We all want our children to be giving and sometimes we need to teach our kids to be generous. Last week my young son came home from school with two packets.
“I’ll put a check in each of these. Then you can add your own money from your piggy bank, okay?” I said, thinking that he would join in.
“That’s okay, Mom. You put money in. I don’t want to waste mine,” he sweetly sang as he colored. “I want to fill my bank all the way up.”
I guess I know what our dinnertime discussion will be about tonight, I thought.
I had figured that through watching his parents donate items, helping us take toys to needy kids, putting money in the basket at church and generally living what I thought was a decent life, he would understand why it was important to help people in need — and even want to do it himself.

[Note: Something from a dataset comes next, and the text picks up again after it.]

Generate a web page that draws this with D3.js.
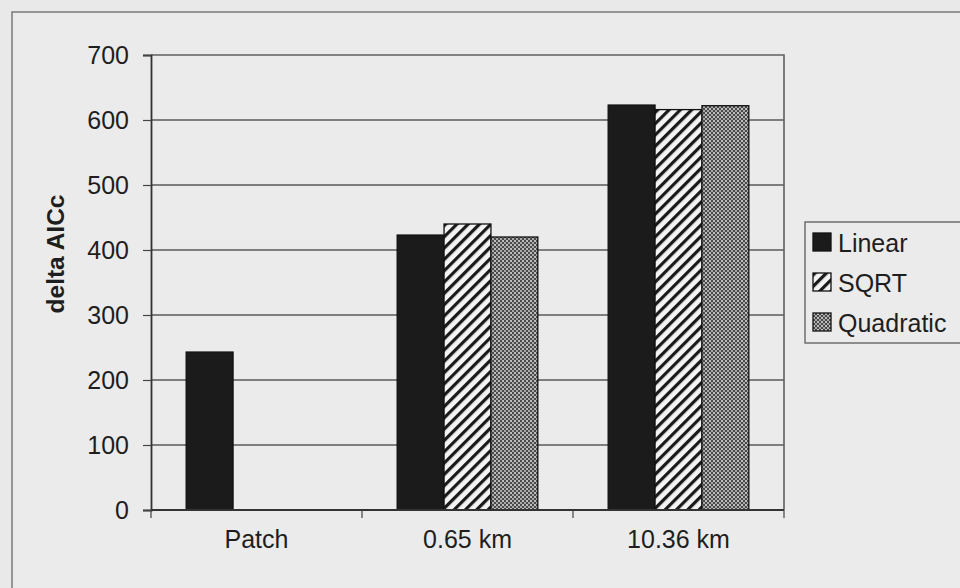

But of course he doesn’t really understand yet. “There’s a big disconnect between the people ‘over there’ and my piggy bank,” said Vicki Hoefle, a parenting educator and author of “Duct Tape Parenting.”
“There’s nothing wrong with the child. There’s just no connection.”
As for having that conversation, or forcing my son to put money into the envelopes: “Try not to do it now,” Hoefle said. Teaching children about donating their own money or toys or time “should be a gentle introduction into what we hope will be a way of life for our kids.”
She suggested these things to help children understand the importance of giving:
* Just talk about it. Then explore the issue from a perspective he can understand.
* Use the course of a year to introduce kids to opportunities. That way, they won’t be shocked when you ask them to stuff their own money into an envelope.